Over time I started to consider the volumes generated by menstrual waste products, how they are being discarded, and their impact on the environmental. The S.H.E is one of the solutions we are looking into in an attempt to reduce volumes at landfills. It’s an attempt to save airspace and elongate the life span of our landfills. Constructing new landfills can be costly and we have a challenge with land availability. So, if we are to look at sustainability and saving the environment, making sure that we deal with our waste on site is a good starting point.

Do you have any advice for young and older women who would like to be in the industry?

Women have always been the custodians of water as well. If you think about the rural areas, it’s the young girls and women who go to the river to secure the family’s water demand. They know how to protect, manage, and ration water to ensure that everyone’s water needs are met. There are many opportunities in the sector. You need to have the drive, tenacity, and resilience because this industry is male dominated with many barriers to entry. As Prana we are fortunate to have found a few companies and mentors who were willing to collaborate and share their experience and networks. We are hopeful that more companies and Client bodies will be able assist smaller businesses establish themselves.

Research and technology are some of the best ways to gain entrance into this industry. So, if you are still in high school and primary school, choose STEM subjects and excel in them. The subjects are the keys to the doors that will allow you access into the world of engineering and technology. They will enable you to solve the planet’s challenges and contribute towards achieving some of the UN Sustainable Development Goals. Companies such as Prana are charting through these less travelled paths, and we are willing to share the knowledge we have acquired with others.

What would you like to see for Prana in the future?
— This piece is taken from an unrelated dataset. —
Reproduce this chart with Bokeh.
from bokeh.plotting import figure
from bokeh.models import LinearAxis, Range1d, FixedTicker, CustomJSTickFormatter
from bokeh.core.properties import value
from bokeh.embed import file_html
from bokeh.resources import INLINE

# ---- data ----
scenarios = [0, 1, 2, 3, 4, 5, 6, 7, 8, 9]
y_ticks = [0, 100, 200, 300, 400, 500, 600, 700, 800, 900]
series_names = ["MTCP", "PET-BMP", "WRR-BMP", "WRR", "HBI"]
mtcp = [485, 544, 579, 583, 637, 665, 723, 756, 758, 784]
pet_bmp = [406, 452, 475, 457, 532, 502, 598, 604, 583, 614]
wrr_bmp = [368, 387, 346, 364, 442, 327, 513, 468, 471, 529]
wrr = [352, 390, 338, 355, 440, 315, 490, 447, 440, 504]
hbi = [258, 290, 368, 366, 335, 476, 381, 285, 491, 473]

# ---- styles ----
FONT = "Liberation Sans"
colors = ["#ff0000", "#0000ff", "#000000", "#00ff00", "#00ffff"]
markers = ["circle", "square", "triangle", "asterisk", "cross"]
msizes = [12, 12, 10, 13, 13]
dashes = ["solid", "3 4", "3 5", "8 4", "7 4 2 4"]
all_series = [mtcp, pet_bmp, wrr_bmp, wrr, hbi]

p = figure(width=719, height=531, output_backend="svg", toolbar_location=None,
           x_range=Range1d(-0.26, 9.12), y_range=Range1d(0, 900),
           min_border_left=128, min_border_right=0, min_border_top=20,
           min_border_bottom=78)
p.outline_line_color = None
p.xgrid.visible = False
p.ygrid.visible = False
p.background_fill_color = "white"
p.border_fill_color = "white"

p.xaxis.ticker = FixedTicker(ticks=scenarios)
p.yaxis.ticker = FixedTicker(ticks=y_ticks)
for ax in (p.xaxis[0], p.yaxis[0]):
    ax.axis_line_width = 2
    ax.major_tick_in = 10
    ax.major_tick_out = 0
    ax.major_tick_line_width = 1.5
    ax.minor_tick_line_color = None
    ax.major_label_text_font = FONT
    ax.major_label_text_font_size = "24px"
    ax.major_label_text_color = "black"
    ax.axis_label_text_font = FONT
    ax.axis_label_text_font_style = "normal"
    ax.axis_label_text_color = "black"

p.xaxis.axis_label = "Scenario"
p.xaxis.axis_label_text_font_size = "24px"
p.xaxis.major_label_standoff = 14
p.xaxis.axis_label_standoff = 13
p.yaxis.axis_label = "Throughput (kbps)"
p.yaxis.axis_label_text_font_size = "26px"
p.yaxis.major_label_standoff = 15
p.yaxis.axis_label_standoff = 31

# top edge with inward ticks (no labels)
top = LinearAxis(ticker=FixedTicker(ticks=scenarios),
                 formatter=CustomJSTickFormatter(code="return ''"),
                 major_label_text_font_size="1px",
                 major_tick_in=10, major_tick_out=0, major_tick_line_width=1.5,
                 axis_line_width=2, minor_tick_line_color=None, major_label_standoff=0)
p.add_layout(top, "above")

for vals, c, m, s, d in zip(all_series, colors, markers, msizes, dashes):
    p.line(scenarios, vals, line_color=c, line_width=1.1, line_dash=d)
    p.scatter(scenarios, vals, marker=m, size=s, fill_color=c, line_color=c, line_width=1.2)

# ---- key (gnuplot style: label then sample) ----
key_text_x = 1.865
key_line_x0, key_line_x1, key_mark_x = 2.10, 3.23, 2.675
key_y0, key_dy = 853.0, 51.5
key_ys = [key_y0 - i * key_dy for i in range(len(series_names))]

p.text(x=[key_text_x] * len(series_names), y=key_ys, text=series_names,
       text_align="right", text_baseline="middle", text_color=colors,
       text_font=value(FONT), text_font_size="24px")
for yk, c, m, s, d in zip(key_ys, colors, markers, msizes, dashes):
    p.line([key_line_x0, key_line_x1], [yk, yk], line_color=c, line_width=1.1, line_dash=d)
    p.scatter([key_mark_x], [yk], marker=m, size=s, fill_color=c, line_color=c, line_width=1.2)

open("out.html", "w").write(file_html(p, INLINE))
What I would like to see for PRANA in the future is becoming the leading sanitation solutions provider in Africa. Not one size fits all in the sanitation solutions and not one product on its own can solve sanitation challenges thus we aim to develop and integrate various product to create solutions for various users. I would like to see us scaling up our local manufacturing plant and improving the technology in our facility. Through continuous research and development we will be able to provide efficient and cost-effective solutions and product for our clients leading to increased market share. We aim to introduce our solutions to various markets in the SADAC region including Botswana, Namibia, Swaziland, Lesotho and Zimbabwe. It is said an African woman is the face of poverty. Research has shown that when women earn an income the money tends to have a far reaching and meaningful impact on family and society. So, our goal is to assist on the development of our communities through empowerment of women. Operation and maintenance of the units is a crucial component of the successful rollout of the technologies we are testing and commercialising. We aim to assist entrepreneurs establish local businesses within the communities where our wastewater treatment plants are installed. They will be trained on the operations and maintenance of the wastewater treatment plants. These entrepreneurial businesses will not only ensure that that the wastewater treatment plants work efficiently throughout their design life span, but will also ignite local economies by providing opportunities for local people to establish sustainable businesses. We aim to contribute towards the creation of a skills pool of engineers and technologists and technicians who can participate in the water sector.